Closed stevengj closed 1 year ago

stevengj commented 1 year ago

Closes #106.

Since plan execution is read-only, it seemed sufficient to implement this simply by adding an internal reference count to fftw_plan, so that fftw_plan just increments the counter and fftw_destroy plan decrements the counter, only de-allocating the plan when the reference count drops to zero.

@matteo-frigo, what do you think?

matteo-frigo commented 1 year ago

My first reaction is to say that this is a bad idea.

If the use case is C++ wrappers, C++ already has standard facilities for wrapping plain old pointers into reference-counted objects, with a menu of mutually exclusive semantics (shared vs unique vs move). I don't see what problem is solved by reimplementing this functionality at a lower level.

Is there some case where std::make_shared doesn't do what you need?

Or perhaps you have some other language in mind?

stevengj commented 1 year ago

I was actually thinking of Julia and Python, if they want to implement a deepcopy method. Of course, in those languages one can (and does) already wrap an fftw_plan in a garbage-collected object, which often contains some other information as well (e.g. about the size and type of array that the plan is applicable to, since we don't have a way to extract this from the fftw_plan), especially in Python where you can add attributes to an object dynamically. If for some reason the user requests a deepcopy of this object you are supposed to return a new high-level object, but since you can't copy the fftw_plan you'd need to either forbid deepcopy or wrap the plan pointer in another layer of garbage collection.

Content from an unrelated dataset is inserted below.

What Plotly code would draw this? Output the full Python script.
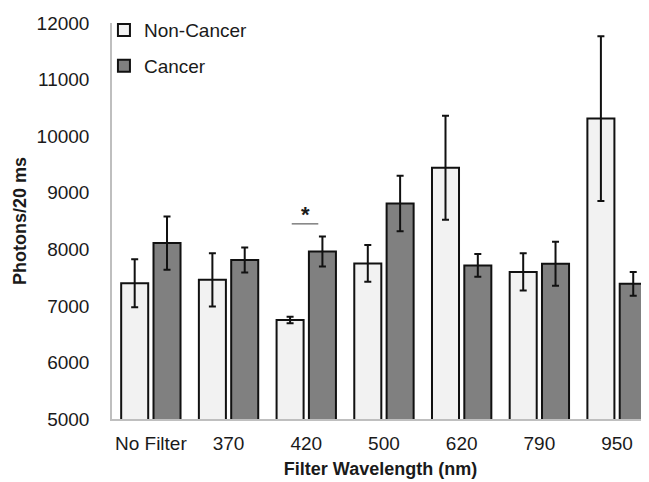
import plotly.graph_objects as go

categories = ["No Filter", "370", "420", "500", "620", "790", "950"]
non_cancer = [7400, 7460, 6750, 7750, 9440, 7600, 10310]
non_cancer_err = [425, 470, 58, 325, 920, 330, 1455]
cancer = [8110, 7810, 7960, 8810, 7715, 7745, 7390]
cancer_err = [470, 220, 265, 490, 200, 390, 210]
y_ticks = [5000, 6000, 7000, 8000, 9000, 10000, 11000, 12000]
sig_category = "420"
sig_level = 8450

FONT = "Liberation Sans, Arial, sans-serif"
TXT = "#1a1a1a"

fig = go.Figure()
fig.add_trace(go.Bar(
    name="Non-Cancer", x=categories, y=non_cancer,
    marker=dict(color="#f2f2f2", line=dict(color="#111111", width=2)),
    error_y=dict(type="data", array=non_cancer_err, color="#111111", thickness=2, width=3.5),
    legendgroup="a",
))
fig.add_trace(go.Bar(
    name="Cancer", x=categories, y=cancer,
    marker=dict(color="#808080", line=dict(color="#111111", width=2)),
    error_y=dict(type="data", array=cancer_err, color="#111111", thickness=2, width=3.5),
    legendgroup="b",
))

idx = categories.index(sig_category)
fig.add_shape(type="line", xref="x", yref="y", x0=idx - 0.187, x1=idx + 0.155,
              y0=sig_level, y1=sig_level, line=dict(color="#7f7f7f", width=1.5))
fig.add_annotation(x=idx - 0.015, y=sig_level, xref="x", yref="y", text="<b>*</b>",
                   showarrow=False, yanchor="bottom", yshift=-5,
                   font=dict(family=FONT, size=22, color=TXT))

fig.update_layout(
    width=641, height=474,
    margin=dict(l=104, r=0, t=15, b=63),
    paper_bgcolor="white", plot_bgcolor="white",
    barmode="group", bargap=0.168, bargroupgap=0.164,
    font=dict(family=FONT, size=19, color=TXT),
    showlegend=True,
    legend=dict(x=-0.015, y=1.03, xanchor="left", yanchor="top", xref="paper", yref="paper",
                bgcolor="rgba(0,0,0,0)", font=dict(family=FONT, size=19, color=TXT),
                tracegroupgap=8, traceorder="grouped"),
)
fig.update_xaxes(
    type="category", range=[-0.5, 6.411],
    showline=True, linecolor="#bfbfbf", linewidth=1.5,
    showgrid=False, ticks="", ticklabelstandoff=6, zeroline=False,
    tickfont=dict(family=FONT, size=19, color=TXT),
    title=dict(text="<b>Filter Wavelength (nm)</b>", standoff=10,
               font=dict(family=FONT, size=18, color=TXT)),
)
fig.update_yaxes(
    range=[5000, 12000], tickvals=y_ticks, ticktext=[str(v) for v in y_ticks],
    showline=True, linecolor="#bfbfbf", linewidth=1.5,
    showgrid=False, ticks="", ticklabelstandoff=17, zeroline=False,
    tickfont=dict(family=FONT, size=19, color=TXT),
    title=dict(text="<b>Photons/20 ms</b>", standoff=5,
               font=dict(family=FONT, size=18, color=TXT)),
)

fig.write_html("out.html")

It's not a huge deal, just a slight annoyance that there is no way to copy a plan in the FFTW API, and easy for us to provide.

And of course it might be useful in C and low-level languages as well, which don't have built-in reference counting or garbage collection, if you want to pass plan pointers around without having to keep track of who owns the pointer.

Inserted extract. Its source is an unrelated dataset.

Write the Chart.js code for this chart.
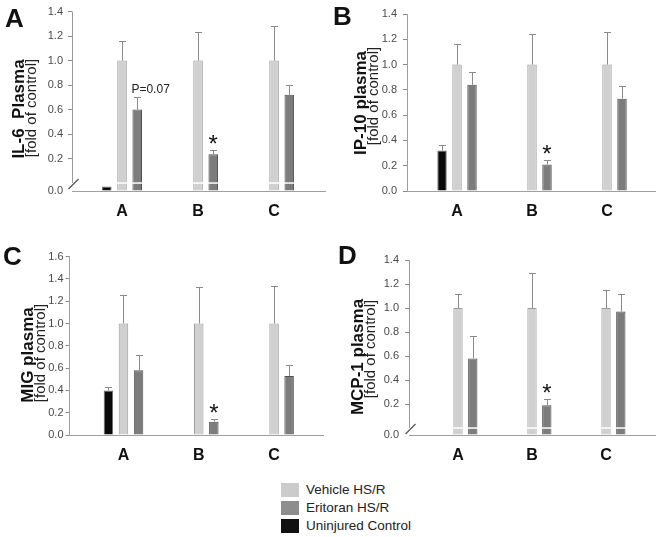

stevengj commented 1 year ago

I'm not sure how you can use std::make_shared with an fftw_plan, since I thought std::make_shared does not support custom deleters? I guess you mean using something like std::shared_ptr<fftw_plan_s> plan(fftw_plan_dft_1d(...), fftw_destroy_plan);

matteo-frigo commented 1 year ago

I don't know, it still smells like a bad idea to me, but if you think this is needed, go ahead and push it.

My main objection is that this change doesn't solve any real problems, since I am afraid that every real use case will end up wrapping a plan into some other high-level object, at which point you may as well use native facilities to resource-manage the object. You allude to this problem yourself when you say that the object must contain some other information anyway, e.g. array size.

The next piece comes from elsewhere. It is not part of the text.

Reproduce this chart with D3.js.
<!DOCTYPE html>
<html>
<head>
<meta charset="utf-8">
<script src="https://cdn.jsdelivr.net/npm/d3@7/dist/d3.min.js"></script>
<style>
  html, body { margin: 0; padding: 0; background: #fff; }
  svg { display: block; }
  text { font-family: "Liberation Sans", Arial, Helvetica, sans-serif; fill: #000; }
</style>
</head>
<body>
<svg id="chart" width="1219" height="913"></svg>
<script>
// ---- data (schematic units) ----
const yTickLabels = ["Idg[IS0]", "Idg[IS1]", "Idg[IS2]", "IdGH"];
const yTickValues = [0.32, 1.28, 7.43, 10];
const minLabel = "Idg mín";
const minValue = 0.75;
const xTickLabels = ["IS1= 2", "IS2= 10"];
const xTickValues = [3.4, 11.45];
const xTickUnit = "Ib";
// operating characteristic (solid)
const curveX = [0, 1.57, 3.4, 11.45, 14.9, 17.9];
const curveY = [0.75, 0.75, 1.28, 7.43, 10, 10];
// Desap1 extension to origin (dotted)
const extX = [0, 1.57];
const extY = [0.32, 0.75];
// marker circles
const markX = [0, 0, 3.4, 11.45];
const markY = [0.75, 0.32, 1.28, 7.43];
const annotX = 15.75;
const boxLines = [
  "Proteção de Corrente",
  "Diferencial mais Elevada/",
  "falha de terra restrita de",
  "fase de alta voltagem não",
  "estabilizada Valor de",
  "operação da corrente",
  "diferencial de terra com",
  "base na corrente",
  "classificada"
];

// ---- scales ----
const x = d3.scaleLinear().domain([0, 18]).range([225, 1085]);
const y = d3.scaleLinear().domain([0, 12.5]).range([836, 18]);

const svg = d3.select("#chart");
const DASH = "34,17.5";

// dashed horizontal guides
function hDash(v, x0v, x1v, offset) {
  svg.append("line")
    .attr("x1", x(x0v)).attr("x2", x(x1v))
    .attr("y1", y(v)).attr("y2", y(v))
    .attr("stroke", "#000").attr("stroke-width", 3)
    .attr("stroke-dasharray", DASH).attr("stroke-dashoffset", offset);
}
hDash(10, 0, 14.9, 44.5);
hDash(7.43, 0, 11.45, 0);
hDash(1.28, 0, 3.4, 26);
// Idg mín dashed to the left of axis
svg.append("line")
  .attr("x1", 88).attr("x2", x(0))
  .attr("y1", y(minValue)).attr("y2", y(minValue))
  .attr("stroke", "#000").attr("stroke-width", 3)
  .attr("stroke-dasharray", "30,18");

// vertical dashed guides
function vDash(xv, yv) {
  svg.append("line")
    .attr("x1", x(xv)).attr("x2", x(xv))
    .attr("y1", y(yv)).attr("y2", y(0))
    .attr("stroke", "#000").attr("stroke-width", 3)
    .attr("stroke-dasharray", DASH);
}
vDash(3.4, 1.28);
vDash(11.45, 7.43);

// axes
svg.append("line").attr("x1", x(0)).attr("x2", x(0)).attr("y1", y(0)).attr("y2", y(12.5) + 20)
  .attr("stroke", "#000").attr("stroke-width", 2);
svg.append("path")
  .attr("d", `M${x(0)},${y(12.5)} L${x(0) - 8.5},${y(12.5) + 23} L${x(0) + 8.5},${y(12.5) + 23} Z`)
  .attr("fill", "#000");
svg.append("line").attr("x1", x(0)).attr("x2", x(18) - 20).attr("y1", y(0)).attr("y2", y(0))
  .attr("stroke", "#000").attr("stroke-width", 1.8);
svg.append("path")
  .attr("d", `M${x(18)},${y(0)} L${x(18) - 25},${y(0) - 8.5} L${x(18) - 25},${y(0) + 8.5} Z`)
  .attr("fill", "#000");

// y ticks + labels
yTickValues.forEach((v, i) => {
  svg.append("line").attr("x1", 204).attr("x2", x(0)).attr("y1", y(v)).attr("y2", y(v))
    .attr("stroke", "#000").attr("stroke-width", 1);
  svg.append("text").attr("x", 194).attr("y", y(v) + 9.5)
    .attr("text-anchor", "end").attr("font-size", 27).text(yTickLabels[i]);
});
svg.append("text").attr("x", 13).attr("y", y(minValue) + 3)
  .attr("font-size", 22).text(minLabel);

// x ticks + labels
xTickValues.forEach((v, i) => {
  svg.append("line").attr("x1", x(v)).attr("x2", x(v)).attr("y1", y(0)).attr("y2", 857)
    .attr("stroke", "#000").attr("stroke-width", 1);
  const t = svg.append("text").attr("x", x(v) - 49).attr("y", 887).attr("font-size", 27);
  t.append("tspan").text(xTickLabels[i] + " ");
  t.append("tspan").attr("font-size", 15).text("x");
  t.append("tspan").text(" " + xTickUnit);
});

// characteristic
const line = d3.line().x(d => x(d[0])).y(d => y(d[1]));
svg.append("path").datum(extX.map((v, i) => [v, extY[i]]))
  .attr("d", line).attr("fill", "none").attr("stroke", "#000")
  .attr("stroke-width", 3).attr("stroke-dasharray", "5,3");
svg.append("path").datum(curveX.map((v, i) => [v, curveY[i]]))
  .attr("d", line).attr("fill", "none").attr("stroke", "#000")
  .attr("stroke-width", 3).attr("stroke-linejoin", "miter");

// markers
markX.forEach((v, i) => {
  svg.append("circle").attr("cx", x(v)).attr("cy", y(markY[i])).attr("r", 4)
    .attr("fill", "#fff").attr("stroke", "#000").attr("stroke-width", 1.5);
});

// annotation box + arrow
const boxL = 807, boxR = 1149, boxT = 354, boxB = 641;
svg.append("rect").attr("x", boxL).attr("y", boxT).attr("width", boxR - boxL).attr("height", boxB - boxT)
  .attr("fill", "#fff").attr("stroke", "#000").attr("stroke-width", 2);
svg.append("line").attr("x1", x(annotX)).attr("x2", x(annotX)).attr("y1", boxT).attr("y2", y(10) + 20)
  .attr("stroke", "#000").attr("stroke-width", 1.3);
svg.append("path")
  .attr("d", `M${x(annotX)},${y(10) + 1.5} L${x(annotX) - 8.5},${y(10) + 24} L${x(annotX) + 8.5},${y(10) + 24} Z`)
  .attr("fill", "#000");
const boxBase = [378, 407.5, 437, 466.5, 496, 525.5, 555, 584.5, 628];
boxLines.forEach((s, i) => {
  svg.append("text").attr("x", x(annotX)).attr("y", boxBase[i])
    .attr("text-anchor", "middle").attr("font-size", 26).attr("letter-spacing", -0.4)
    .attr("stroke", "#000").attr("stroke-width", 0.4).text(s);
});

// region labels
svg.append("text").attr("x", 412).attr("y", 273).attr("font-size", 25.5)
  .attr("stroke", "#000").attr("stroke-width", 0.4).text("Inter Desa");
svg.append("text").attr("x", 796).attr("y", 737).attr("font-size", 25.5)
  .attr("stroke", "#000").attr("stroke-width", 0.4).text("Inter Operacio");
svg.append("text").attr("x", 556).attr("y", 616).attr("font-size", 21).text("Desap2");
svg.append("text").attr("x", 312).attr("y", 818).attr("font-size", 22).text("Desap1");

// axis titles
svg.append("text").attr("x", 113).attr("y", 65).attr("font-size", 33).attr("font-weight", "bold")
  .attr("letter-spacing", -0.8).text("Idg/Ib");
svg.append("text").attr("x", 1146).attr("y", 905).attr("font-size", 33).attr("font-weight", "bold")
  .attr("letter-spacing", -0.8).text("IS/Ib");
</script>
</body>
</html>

Your comment on make_shared is valid. I had in mind the case where the plan is wrapped in a C++ object, because no self-respecting C++ programmer would be caught dead using a raw C pointer.

But I don't feel strongly about this issue. If you push it, maybe add a test somewhere.

stevengj commented 1 year ago

There is already a test (for every plan the test program creates)

stevengj commented 1 year ago

We should probably set up GitHub CI at some point…

stevengj commented 1 year ago

I'm going to go ahead and merge.

correaa commented 10 months ago

I also badly need to make copies, but not in this form.

I looked at the implementation; this is just a reference counter "copy"; this defeats the purpose of having a copy. Then I have to agree that this reference counting, which is not very useful, could be implemented at a higher level, and it is a bad idea to have it at this low level.

The idea of having independent copies of the plans is not about multiple objects that share a reference; but it is about multiple equivalent plans that can be used simultaneously from different threads without internal locks. (So, allocated buffers (or any internal state) are not shared.) Of course, even if I could store the parameters of plan creation, I wouldn't want to pay for the estimation/measurement: I want to make a cheaper copy (which probably also entails allocating independent internal buffers).

In my reading, this PR is not in the spirit of the original request: https://github.com/FFTW/fftw3/issues/106.

PS1: I am also implementing yet another FFTW C++ wrapper; in my case, I want to make the wrapper thread-compatible (not necessarily thread-safe, but thread-friendly).

PS2: I always assumed this would be eventually implemented with a fftw_sscan_plan, analogous to fftw_sprint_plan.

matteo-frigo commented 10 months ago

@correaa fftw plans are already "thread safe" in the sense that the plan is read-only when executing the plan, and thus you can execute the same plan from multiple threads. Plans do not store buffers, but they do store immutable arrays of trigonometric constants and other read-only information. So I don't think that the problem you mention needs to be solved.

correaa commented 10 months ago

@correaa fftw plans are already "thread-safe" in the sense that the plan is read-only when executing the plan, and thus you can execute the same plan from multiple threads. Plans do not store buffers, but they do store immutable arrays of trigonometric constants and other read-only information. So I don't think that the problem you mention needs to be solved.

OK, I have been awfully mistaken for a while then.

I was convinced that plan execution (over disjoint targets) was not thread-safe. In my mind, it made sense because I assumed that the plan creation would allocate buffers to perform the ffts, so executions themselves wouldn't need to do it at that point.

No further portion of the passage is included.